Several changes to funding of care of the elderly in the UK have been announced. These changes aim to ease the pressure on the pensioners living in residential care or who need care but remain at home. The changes include the introduction of a cap on care home fees which will come into effect in 2016 and a wider availability of loans from local authorities to fund care.
The threshold for financial assistance will be raised as well. By 2017 you’ll be allowed personal assets of up to £123,000 and still qualify for some state-funded contributions toward the cost of your care. That’s a massive increase from the current limit of just £23,250 in England. This should make funding allocations a lot fairer on elderly citizens whose assets would be greatly stretched if they had to face all payments themselves.
Private pension pots
In addition to state funding though, the Government is also making changes to help us save and pay for our own care more easily. Where will that money come from then? Well, from our pensions apparently. This doesn’t refer to state pensions though. It actually means that private pension providers or insurance brokers will be able to offer options that aid the policy holder to save for the cost of their care later in life. This essentially is your individual choice to make and your money which will ‘supplement’ the cost of care.
This could be useful for anyone who fails to gain Continuing Healthcare funding but how will this money appear in a means tested assessment for financial contributions from the state?
The idea of supplementing your pension is apparently to “add your own protections to what the state can offer”. Care and Support Minister Norman Lamb speaks positively about the idea saying “There’s something quite attractive in just having one pot of money saved for your old age, whether it’s for your financial security or your care needs.”
He says that involving financial services firms has not been possible before now because there was no cap on care fees. Now because care fees are to be capped at £72,000 over a person’s lifetime that person’s contributions to their pension could be assessed for use toward their elderly healthcare.
How this would work
You would make small contributions to your pension pot, then at the point when you require money for residential healthcare the amount paid out from the pot would count toward your lifetime fees cap.
Growing your money in a private pension over a long period of time would mean the impact of your care bills would be lessened. However the idea that you want to reach the care fees cap faster is nonsensical to me.
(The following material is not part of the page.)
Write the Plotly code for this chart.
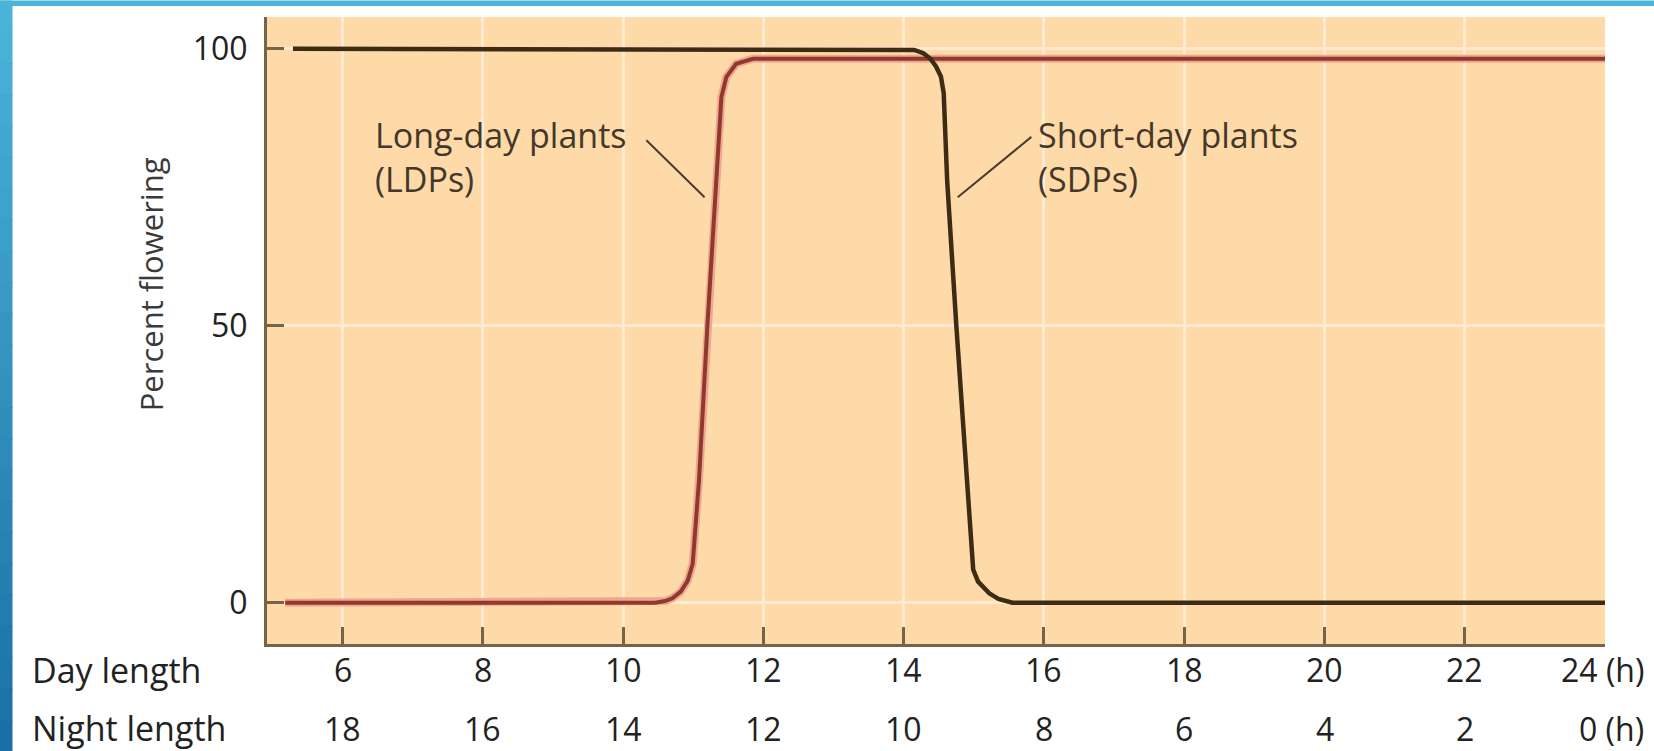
import plotly.graph_objects as go

# ---------------- data ----------------
day_ticks = [6, 8, 10, 12, 14, 16, 18, 20, 22, 24]
day_labels = ["6", "8", "10", "12", "14", "16", "18", "20", "22", "24 (h)"]
night_labels = ["18", "16", "14", "12", "10", "8", "6", "4", "2", "0 (h)"]
y_ticks = [0, 50, 100]
y_labels = ["0", "50", "100"]

ldp_x = [5.18, 10.45, 10.6, 10.7, 10.82, 10.92, 10.99, 11.08, 11.2, 11.33, 11.40,
         11.47, 11.61, 11.85, 24]
ldp_y = [0, 0, 0.3, 0.8, 2.0, 4.0, 7.0, 22, 50, 76, 91.3, 94.9, 97.3, 98.2, 98.2]

sdp_x = [5.29, 14.0, 14.15, 14.28, 14.38, 14.46, 14.53, 14.57, 14.62, 14.75, 14.91,
         14.99, 15.06, 15.14, 15.22, 15.35, 15.55, 24]
sdp_y = [100, 100, 99.8, 99.2, 98.2, 96.8, 95.0, 92, 76, 50, 22, 6, 3.8, 2.6, 1.7,
         0.7, 0, 0]

# ---------------- layout geometry ----------------
W, H = 1654, 751
L, R, T, B = 267, 49, 16.5, 107
PW, PH = W - L - R, H - T - B


def px_x(p):
    return (p - L) / PW


def px_y(p):
    return (H - B - p) / PH


FONT = "Open Sans"
AXC = "#76644a"
TXT = "#222222"
ANN = "#45372a"

fig = go.Figure()

# LDP halo + line
fig.add_trace(go.Scatter(x=ldp_x, y=ldp_y, mode="lines",
                         line=dict(color="#F0A692", width=8), hoverinfo="skip",
                         showlegend=False))
fig.add_trace(go.Scatter(x=ldp_x, y=ldp_y, mode="lines", name="Long-day plants (LDPs)",
                         line=dict(color="#8E3A2C", width=4), showlegend=False))
# SDP
fig.add_trace(go.Scatter(x=sdp_x, y=sdp_y, mode="lines", name="Short-day plants (SDPs)",
                         line=dict(color="#3E2B16", width=4.5), showlegend=False))

shapes = []
# leader lines
shapes.append(dict(type="line", xref="x", yref="y", x0=10.33, y0=83.5, x1=11.16, y1=73.2,
                   line=dict(color="#4a3b2a", width=2)))
shapes.append(dict(type="line", xref="x", yref="y", x0=15.82, y0=84.1, x1=14.77, y1=73.2,
                   line=dict(color="#4a3b2a", width=2)))

# blue frame (top band and left gradient band)
shapes.append(dict(type="rect", xref="paper", yref="paper", layer="above",
                   x0=px_x(0), x1=px_x(W), y0=px_y(0), y1=px_y(5.5),
                   fillcolor="#4BB3D8", line=dict(width=0)))
c0 = (0x4B, 0xB3, 0xD8)
c1 = (0x1A, 0x70, 0xA6)
n = 24
for i in range(n):
    t = i / (n - 1)
    col = "rgb(%d,%d,%d)" % tuple(round(a + (b - a) * t) for a, b in zip(c0, c1))
    shapes.append(dict(type="rect", xref="paper", yref="paper", layer="above",
                       x0=px_x(0), x1=px_x(12.5),
                       y0=px_y(H * i / n), y1=px_y(H * (i + 1) / n + 1),
                       fillcolor=col, line=dict(width=0)))

annotations = []
# curve labels
for txt, x in [("Long-day plants<br>(LDPs)", 6.43), ("Short-day plants<br>(SDPs)", 15.88)]:
    annotations.append(dict(x=x, y=px_y(157), xref="x", yref="paper", text=txt,
                            showarrow=False, xanchor="left", yanchor="middle", align="left",
                            font=dict(family=FONT, size=34, color=ANN)))
# day / night length rows (under the x axis ticks)
for labels, ypx in [(day_labels, 670), (night_labels, 729)]:
    for xv, lab in zip(day_ticks, labels):
        if lab.endswith("(h)"):
            annotations.append(dict(x=px_x(1646), y=px_y(ypx), xref="paper", yref="paper",
                                    text=lab, showarrow=False, xanchor="right",
                                    yanchor="middle",
                                    font=dict(family=FONT, size=32, color=TXT)))
        else:
            annotations.append(dict(x=xv, y=px_y(ypx), xref="x", yref="paper", text=lab,
                                    showarrow=False, xanchor="center", yanchor="middle",
                                    font=dict(family=FONT, size=32, color=TXT)))
# row titles
annotations.append(dict(x=px_x(30), y=px_y(670), xref="paper", yref="paper",
                        text="Day length", showarrow=False, xanchor="left", yanchor="middle",
                        font=dict(family=FONT, size=34, color=TXT)))
annotations.append(dict(x=px_x(30), y=px_y(728), xref="paper", yref="paper",
                        text="Night length", showarrow=False, xanchor="left", yanchor="middle",
                        font=dict(family=FONT, size=34, color=TXT)))
# y title
annotations.append(dict(x=px_x(151), y=px_y(284), xref="paper", yref="paper",
                        text="Percent flowering", showarrow=False, textangle=-90,
                        xanchor="center", yanchor="middle",
                        font=dict(family=FONT, size=31, color="#3a3a3a")))

fig.update_layout(
    width=W, height=H,
    margin=dict(l=L, r=R, t=T, b=B, pad=0),
    paper_bgcolor="white",
    plot_bgcolor="#FDDAA8",
    showlegend=False,
    shapes=shapes,
    annotations=annotations,
    xaxis=dict(range=[4.92, 24], tickvals=day_ticks, showticklabels=False,
               showline=True, linecolor=AXC, linewidth=3,
               ticks="inside", ticklen=17, tickwidth=3, tickcolor=AXC,
               showgrid=True, gridcolor="#FEEAD0", gridwidth=3, zeroline=False),
    yaxis=dict(range=[-7.45, 105.74], tickvals=y_ticks, ticktext=y_labels,
               showline=True, linecolor=AXC, linewidth=3,
               ticks="inside", ticklen=17, tickwidth=3, tickcolor=AXC,
               showgrid=True, gridcolor="#FEEAD0", gridwidth=3, zeroline=False,
               tickfont=dict(family=FONT, size=32, color=TXT), ticklabelstandoff=10),
)

fig.write_html("out.html", config={"displayModeBar": False},
               post_script="document.body.style.margin='0';document.body.style.overflow='hidden';")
Reaching the cap is completely dependent on paying £72,000 worth of care costs so making large contributions to your lifetime cap is simply an exercise in spending a lot of money- how has that been made to sound positive?
I can see though that if our money grows well in these types of pensions this a good way of encouraging people to take responsibility for the cost of their own care. Highlighting the need to plan for the future is important. Very little is yet known about what form these pension or insurance products could take but it’s certainly interesting to see state and private bodies working together to find a solution to finding rising care costs.